Traité de Logique de Maïmonide | מילות הגיון

Chapitre 2

Traduction Moïse Ventura (1935)


Toute proposition a pour objet d’affirmer ou de nier une chose d’une autre. Ex. du premier cas : Ruben est sage, Siméon se lève. Ex. du deuxième cas : Ruben n’est pas sage. Siméon ne se leva pas. La proposition qui affirme une chose d’une autre est une proposition affirmative ; celle qui nie une chose d’une autre, est une proposition négative.

Parfois la proposition affirmative affirme le prédicat de tout le sujet : Ex. Tout homme est animal. Elle est, dans ce cas, une affirmative universelle et le terme tout s’appelle le signe [1] universel affirmatif.

Parfois la proposition affirmative affirme le prédicat d’une partie du sujet : Ex. Quelques hommes écrivent ; une telle proposition est affirmative particulière et le terme quelques est le signe particulier affirmatif.

Parfois la proposition négative nie le prédicat de tout le sujet. Ex. Nul homme n’est pierre. C’est une proposition négative universelle et le terme nul s’appelle le signe universel négatif.

Parfois la proposition négative nie le prédicat d’une partie du sujet. Ex. Point tous les hommes écrivent, ou quelques hommes n’écrivent pas ou enfin point quelques hommes écrivent. Une telle proposition est dite négative particulière. Il est indifférent que l’on emploie une des trois expressions ci-dessus pour énoncer la négative particulière. Toutefois nous préférons l’énoncer par les termes point tous. Cette expression constitue le signe particulier négatif [2].

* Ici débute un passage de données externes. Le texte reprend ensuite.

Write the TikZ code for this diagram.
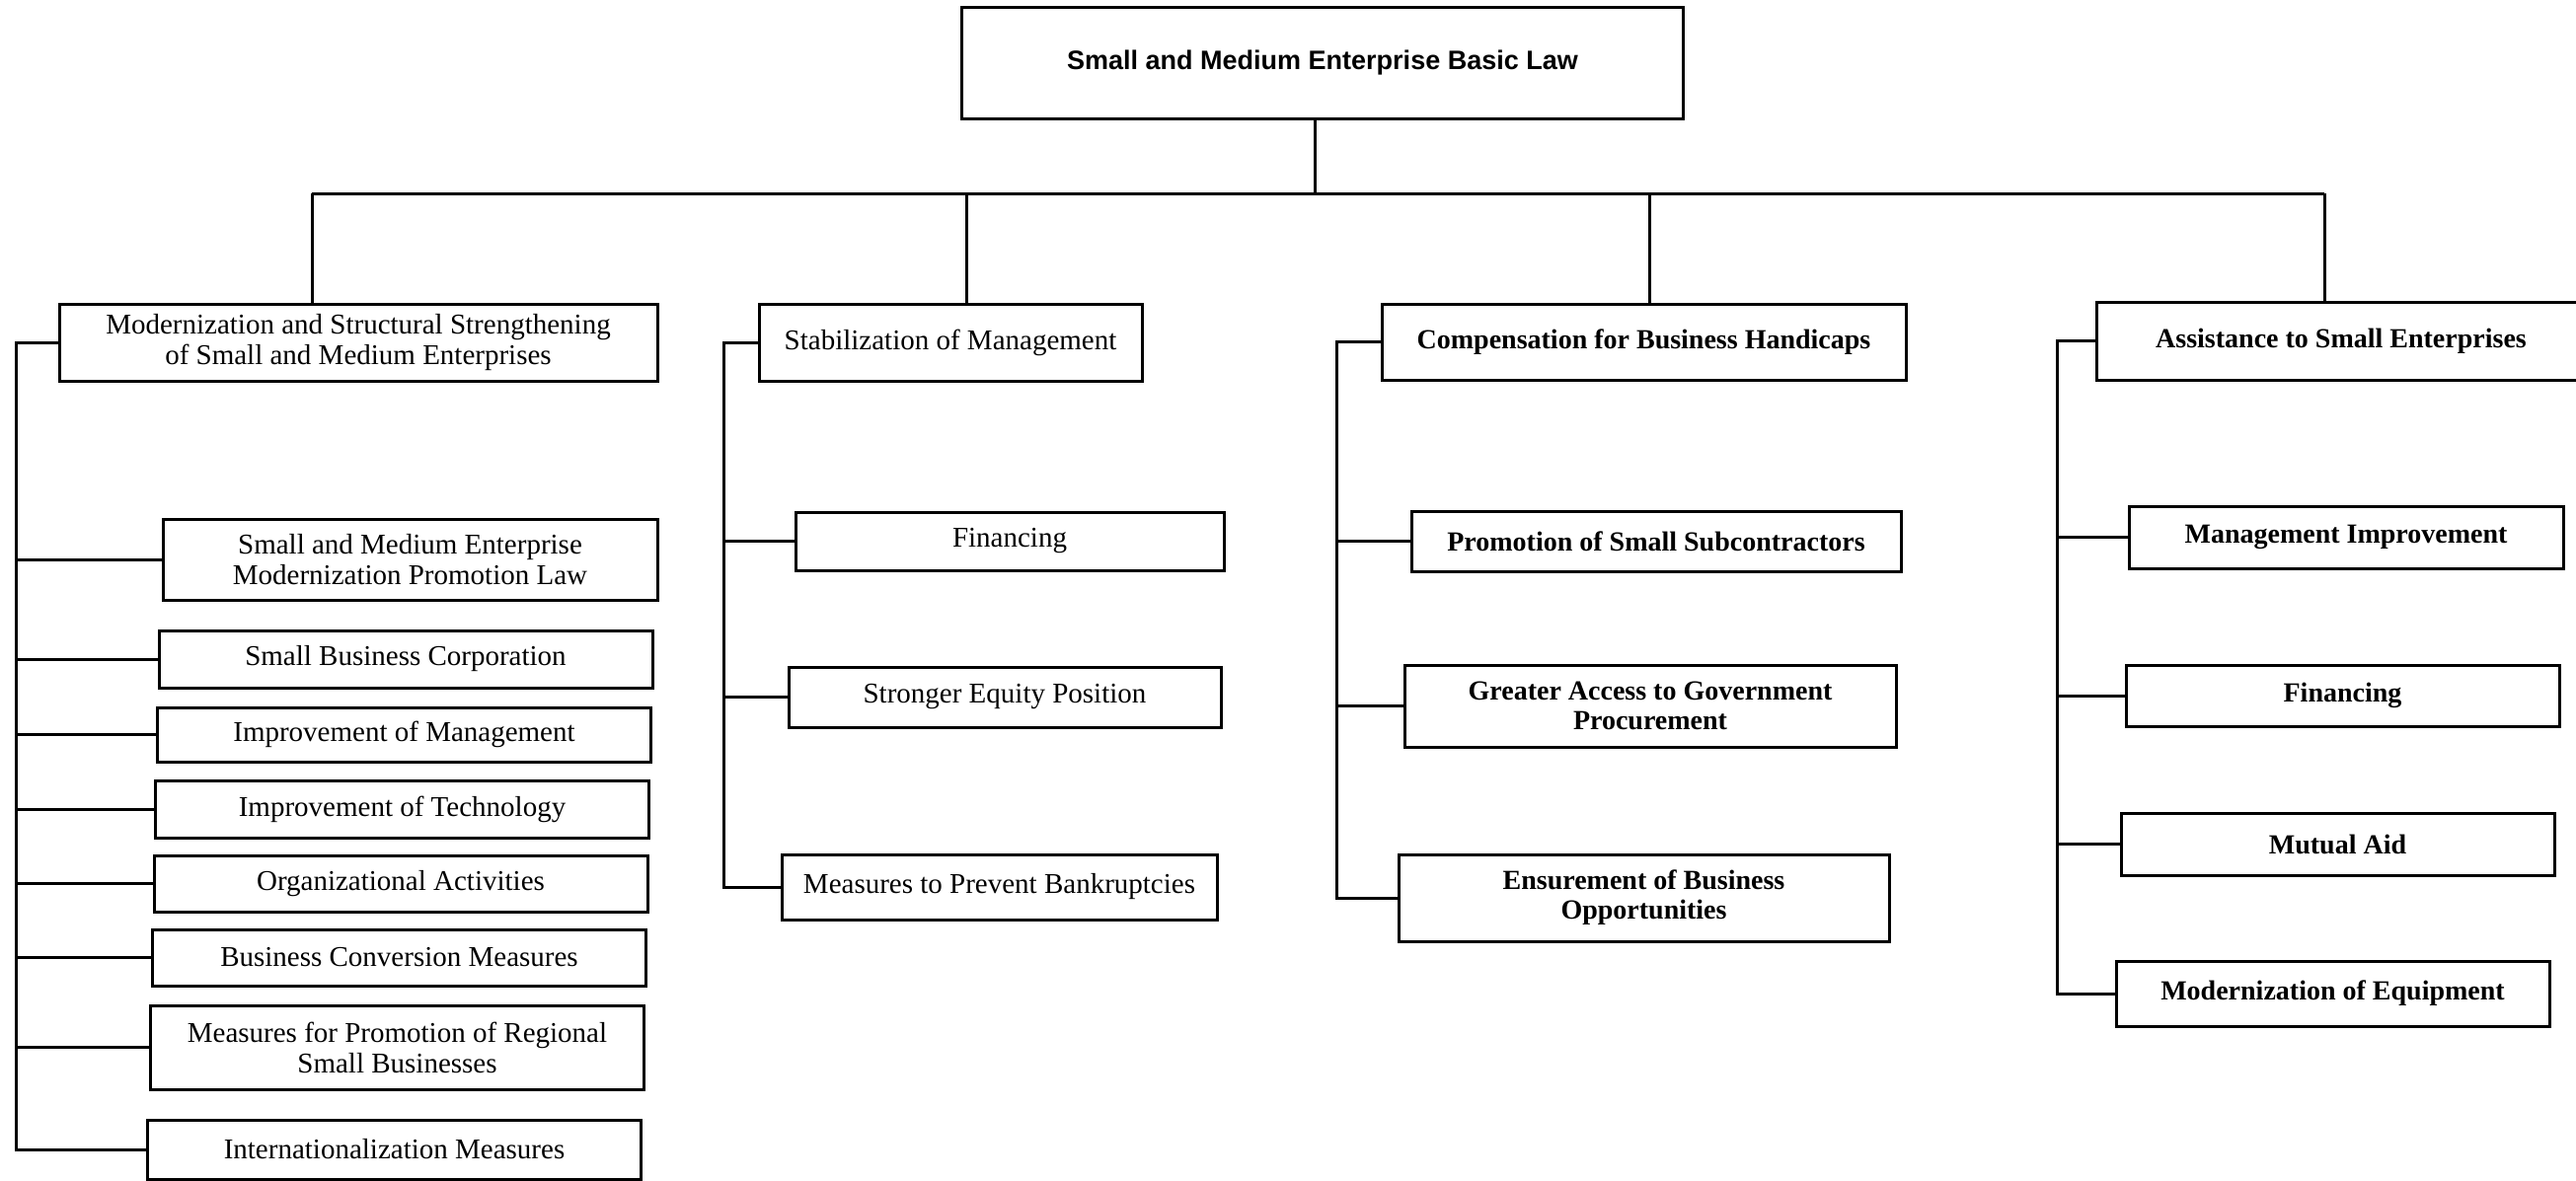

Il y a donc quatre signes : Tout, quelques, nul, point tous ; et par suite quatre catégories de propositions accompagnées de signes : affirmative universelle, affirmative particulière, négative universelle et négative particulière [3].

Lorsque la proposition n’est accompagnée d’aucun signe, telle que : l’homme écrit, nous l’appelons : indéterminée, c’est-à-dire indéfinie, non définie par un signe. Une telle proposition a pour nous la valeur d’une particulière — qu’elle soit affirmative ou négative [4]. — Car lorsque nous disons : l’homme écrit, nous entendons par là que quelques hommes écrivent. De même lorsque nous disons : l’homme n’écrit pas nous entendons par là que quelques hommes n’écrivent pas.

Une proposition dont le sujet désigne un seul individu : Ex. : Ruben est animal, Siméon est sage ou Lévi écrit, nous l’appelons singulière.

Il y a ainsi nécessairement six espèces de propositions en tout : affirmative universelle, affirmative particulière, négative universelle, négative particulière, indéterminée — ayant la valeur d’une particulière qu’elle soit affirmative ou négative ; et enfin, la proposition singulière qui peut être également affirmative ou négative.

Ce qui dans une proposition indique l’idée d’universalité ou de particularité, nous l’appelons sa quantité ; ce qui indique l’idée d’affirmation ou de négation, nous l’appelons sa qualité. Ex. : Tout homme est animal. C’est une proposition universelle, comme quantité ; affirmative, comme qualité. La proposition : quelques hommes n’écrivent pas est particulière comme quantité et négative comme qualité.

Les termes interprétés dans ce chapitre sont au nombre de quatorze.

L’affirmative (sous-entendu : proposition), la négative, l’affirmative universelle, l’affirmative particulière, la négative universelle, la négative particulière, l’indéterminée, la singulière, le signe universel négatif, le signe particulier négatif, le signe universel affirmatif, le signe particulier affirmatif, la quantité de la proposition, la qualité de la proposition.


Notes

[1] Certains traducteurs hébreux ont rendu le même terme par חומה au lieu de הקה. Voir l’exposé de la même question chez Al-Farabi dans ספר הקש. Manuscrit de la Bibliothèque Nationale, fonds hébreu 928, fol. 64 b. ואין כל ומה או קבעת ולא אחד ולא יתחבר אליה הוא אמרנו ואלו המלות יקראו החומות.

[2] Plus loin nous traduirons אין כל par Quelques… ne pour nous conformer à l’usage courant.

[3] Les logiciens désignent par les voyelles A et I, contenues dans le mot AFFIRMO, les propositions affirmatives (A, affirmative universelle ; I, affirmative particulière) ; et par les voyelles E et O, contenues dans le mot NEGO, les négatives (E, négative universelle ; O, négative particulière).

[4] Voir Premiers Analytiques L. I ch. 1.

Maïmonide. Makala Fi Sana’at Al-Mantik. מילות הגיון. Terminologie Logique. Edition critique par Moïse Ventura. Librairie Lipschutz, Paris, 1935.[Version numérisée : Alliance israélite universelle].